Compared to the current National Measures on emissions trading, which is a departmental regulation, the Interim Regulations are one level higher in the Chinese legal hierarchy and will replace the National Measures once they’re finalized. There is no specific timeline for the finalization of the legislative process, while Chinese media have reported a senior MEE official expects it to be by the end of 2021. The key points of the draft are summarized below.

  • Overarching objectives: for the first time, the national ETS is firmly linked to the carbon emissions peaking and carbon neutrality targets.
  • ETS governance framework: besides the three-tier governance structure centered around the MEE, the Interim Regulations grant authorities to other national-level regulators. The National Development and Reform Commission, Ministry of Industry and Information Technology, National Energy Administration, and other relevant departments join the MEE in supervising and managing national ETS activities. The MEE also coordinates with the State Administration of Market Supervision and Administration, People's Bank of China, China Securities Regulatory Commission, and China Banking and Insurance Regulatory Commission in supervising the registry and trading platform operators, with information sharing and law enforcement collaboration mechanisms to be established. In addition, besides provincial-level and municipal-level authorities, county-level environmental and ecology authorities may also participate in the ETS management.

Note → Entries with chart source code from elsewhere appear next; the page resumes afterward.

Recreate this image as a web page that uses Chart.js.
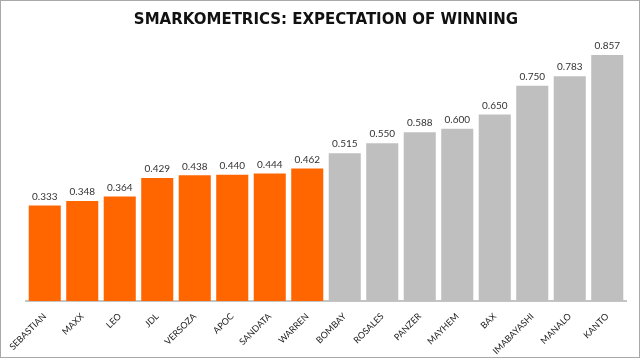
<!DOCTYPE html>
<html>
<head>
<meta charset="utf-8">
<script src="https://cdn.jsdelivr.net/npm/chart.js@4.4.1/dist/chart.umd.min.js"></script>
<style>
  body { margin: 0; background: #fff; }
  #wrap { width: 640px; height: 358px; box-sizing: border-box; border: 1px solid #a8a8a8; }
</style>
</head>
<body>
<div id="wrap"><canvas id="myChart" width="638" height="356"></canvas></div>
<script>
'use strict';

let players = ['SEBASTIAN', 'MAXX', 'LEO', 'JDL', 'VERSOZA', 'APOC', 'SANDATA', 'WARREN',
  'BOMBAY', 'ROSALES', 'PANZER', 'MAYHEM', 'BAX', 'IMABAYASHI', 'MANALO', 'KANTO'];
let winExpectation = [0.333, 0.348, 0.364, 0.429, 0.438, 0.440, 0.444, 0.462,
  0.515, 0.550, 0.588, 0.600, 0.650, 0.750, 0.783, 0.857];
let highlighted = 8; // first 8 players drawn in orange

let barColors = players.map((p, i) => i < highlighted ? '#ff6600' : '#bfbfbf');

// value labels above each bar
let valueLabels = {
  id: 'valueLabels',
  afterDatasetsDraw(chart) {
    let ctx = chart.ctx;
    let meta = chart.getDatasetMeta(0);
    ctx.save();
    ctx.font = '10px Lato';
    ctx.fillStyle = '#333';
    ctx.textAlign = 'center';
    ctx.textBaseline = 'bottom';
    meta.data.forEach((bar, i) => {
      ctx.fillText(winExpectation[i].toFixed(3), bar.x, bar.y - 4);
    });
    ctx.restore();
  }
};

let chartContext = document.getElementById('myChart').getContext('2d');
let myChart = new Chart(chartContext, {
  type: 'bar',
  data: {
    labels: players,
    datasets: [{
      data: winExpectation,
      backgroundColor: barColors,
      borderWidth: 0,
      barPercentage: 0.855,
      categoryPercentage: 1
    }]
  },
  options: {
    responsive: false,
    animation: false,
    layout: { padding: { left: 25, right: 13, top: 0, bottom: 0 } },
    plugins: {
      legend: { display: false },
      tooltip: { enabled: false },
      title: {
        display: true,
        text: 'SMARKOMETRICS: EXPECTATION OF WINNING',
        color: '#111',
        font: { family: '"DejaVu Sans"', size: 15, weight: 'bold', lineHeight: 1.2 },
        padding: { top: 10, bottom: 13.7 }
      }
    },
    scales: {
      x: {
        grid: { display: false },
        border: { display: true, color: '#c4c4c4', width: 2 },
        ticks: {
          color: '#222',
          font: { family: 'Lato', size: 9 },
          minRotation: 45,
          maxRotation: 45,
          padding: 2
        },
        afterFit(scale) { scale.height = 56; }
      },
      y: {
        display: false,
        min: 0,
        max: 0.9
      }
    }
  },
  plugins: [valueLabels]
});
</script>
</body>
</html>
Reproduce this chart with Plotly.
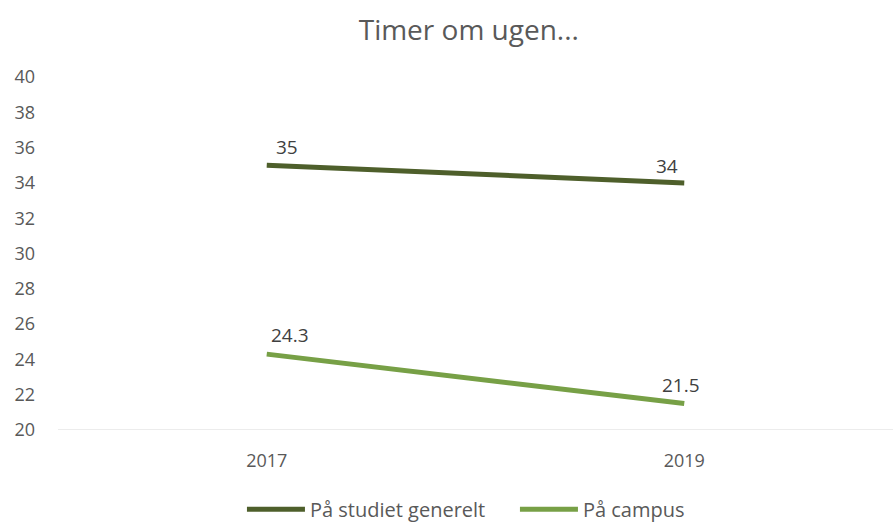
import plotly.graph_objects as go

years = ["2017", "2019"]
studiet = [35, 34]
campus = [24.3, 21.5]
series_names = ["På studiet generelt", "På campus"]
colors = ["#4E5F2B", "#77A046"]
font = "Open Sans"

fig = go.Figure()
for name, vals, col in zip(series_names, [studiet, campus], colors):
    fig.add_trace(go.Scatter(x=years, y=vals, mode="lines", name=name,
                             line=dict(color=col, width=5)))

# data labels (x given as category index)
label_shifts = {(0, 0): (20, 18), (0, 1): (-17, 17), (1, 0): (23, 19), (1, 1): (-3, 19)}
for si, vals in enumerate([studiet, campus]):
    for i, v in enumerate(vals):
        dx, dy = label_shifts[(si, i)]
        fig.add_annotation(x=i, y=v, xref="x", yref="y", text=str(v), showarrow=False,
                           xshift=dx, yshift=dy,
                           font=dict(family=font, size=19, color="#404040"))

fig.update_layout(
    width=893, height=524,
    paper_bgcolor="white", plot_bgcolor="white",
    margin=dict(l=58, r=0, t=77, b=94, autoexpand=False),
    title=dict(text="Timer om ugen...", x=0.525, xanchor="center", y=0.943, yanchor="middle",
               font=dict(family=font, size=28, color="#595959")),
    font=dict(family=font, color="#595959"),
    showlegend=True,
    legend=dict(orientation="h", x=0.2203, xanchor="left",
                yref="container", y=0.028, yanchor="middle",
                itemwidth=58, entrywidth=200,
                font=dict(family=font, size=20, color="#595959")),
    xaxis=dict(type="category", range=[-0.5, 1.5], showgrid=False, zeroline=False,
               showline=False, ticks="", ticklabelstandoff=18,
               tickfont=dict(family=font, size=18, color="#595959")),
    yaxis=dict(range=[20, 40], dtick=2, showgrid=False, zeroline=False, showline=False,
               ticks="", tickfont=dict(family=font, size=18, color="#595959"),
               ticklabelstandoff=22),
)
fig.add_shape(type="line", xref="paper", yref="y", x0=0, x1=1, y0=20, y1=20,
              line=dict(color="#D9D9D9", width=1))
fig.write_html("out.html", config={"displayModeBar": False},
               post_script="document.body.style.margin='0';document.body.style.overflow='hidden';")
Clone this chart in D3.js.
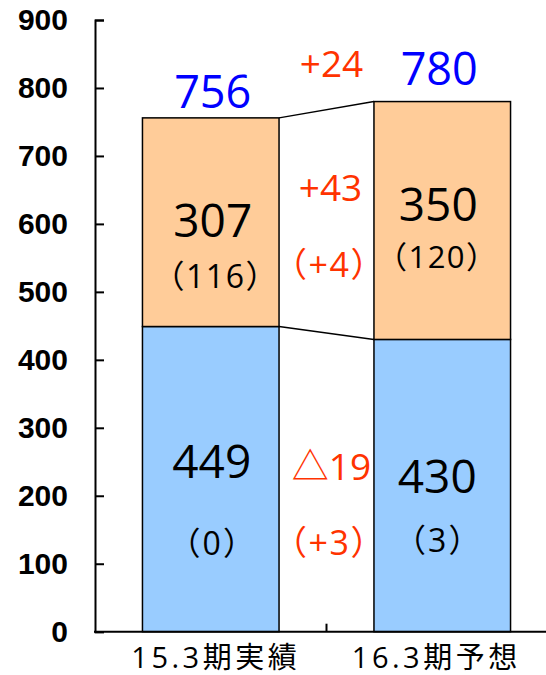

  • Compliance and oversight: a more comprehensive liability framework is outlined, targeting public authorities, covered entities, trading participants, verifiers, and registry and trading platform operators, with a combination of financial and non-financial measures (such as social credit recording and disclosure). This includes higher financial fines, with failures in reporting subject to a fine of CNY 50,000 to 200,000 (USD 7,642 to USD 30,567) and failures in compliance obligations subject to a fine of CNY 100,000 to 500,000 (USD 15,282 to USD 76,412). In the current administrative measures, the fine levels are CNY 10,000 to CNY 30,000 and CNY 20,000 to CNY 30,000 respectively. Any gap between the compliance obligation and allowances surrendered will be deducted from the following year’s allocation. Financial fines are applicable to other offenses, such as violating trading accountability.
  • Cap setting: a cap and allocation plan shall be developed that is subject to State Council approval. This indicates that a national cap is expected to be set top down, moving away from the current bottom-up cap.
  • Allowance auctioning and a new national ETS fund: auctioning is recognized as one of the two allocation methods, alongside free allocation. Auctioning is to be introduced and gradually expanded, though no timeline has been specified. Correspondingly, a new national ETS fund is to be set up, channeling auctioning revenues to support the further development of the national carbon market and key GHG reduction projects.
  • Trading: trading products, participants, and methods are the same as in the National Measures, with the main products as allowances (which may be complemented by other products) and covered entities and other allowable institutions and individuals as participants. Agreement transfer, one-way bidding (multiple buyers, one seller), and other transaction methods could be used. Supplementary trading rules are to be set. In contrast to the current administrative measures, ETS regulators, registry and trading platform operators, and verification service agencies and their staff are forbidden to hold or trade in the national carbon market.
  • Offsets: offset credits are allowed in the national ETS, but the Interim Regulations do not specify qualitative or quantitative limits. Specific rules will be developed by the MEE.
  • Information disclosure: covered entities are required to disclose their annual emissions information, which provincial authorities will publish along with the compliance status. The registry and trading platform operators will publish registration, trading, and settlement related information as well as other relevant information that may affect the market significantly.
  • Pilot integration: The existing regional emissions trading systems shall be gradually integrated into the national ETS, with detailed rules to be developed by the MEE. Regional markets shall also align their rules in areas such as verification, compliance, trading, and risk management with the national ones.

With the MRV framework completed and continued progress on the construction of the registry and trading platform, the national ETS is expected to see the first trading of allowances by the middle of 2021. Recently, the Chinese government published its 14th Five Year Plan (2021-2025), setting a 18% reduction target for carbon emission intensity. More detailed plans for energy saving and emissions reduction as well as 2030 carbon emissions peaking are in process. Moving forward, the national ETS will be aligned with these targets and plans.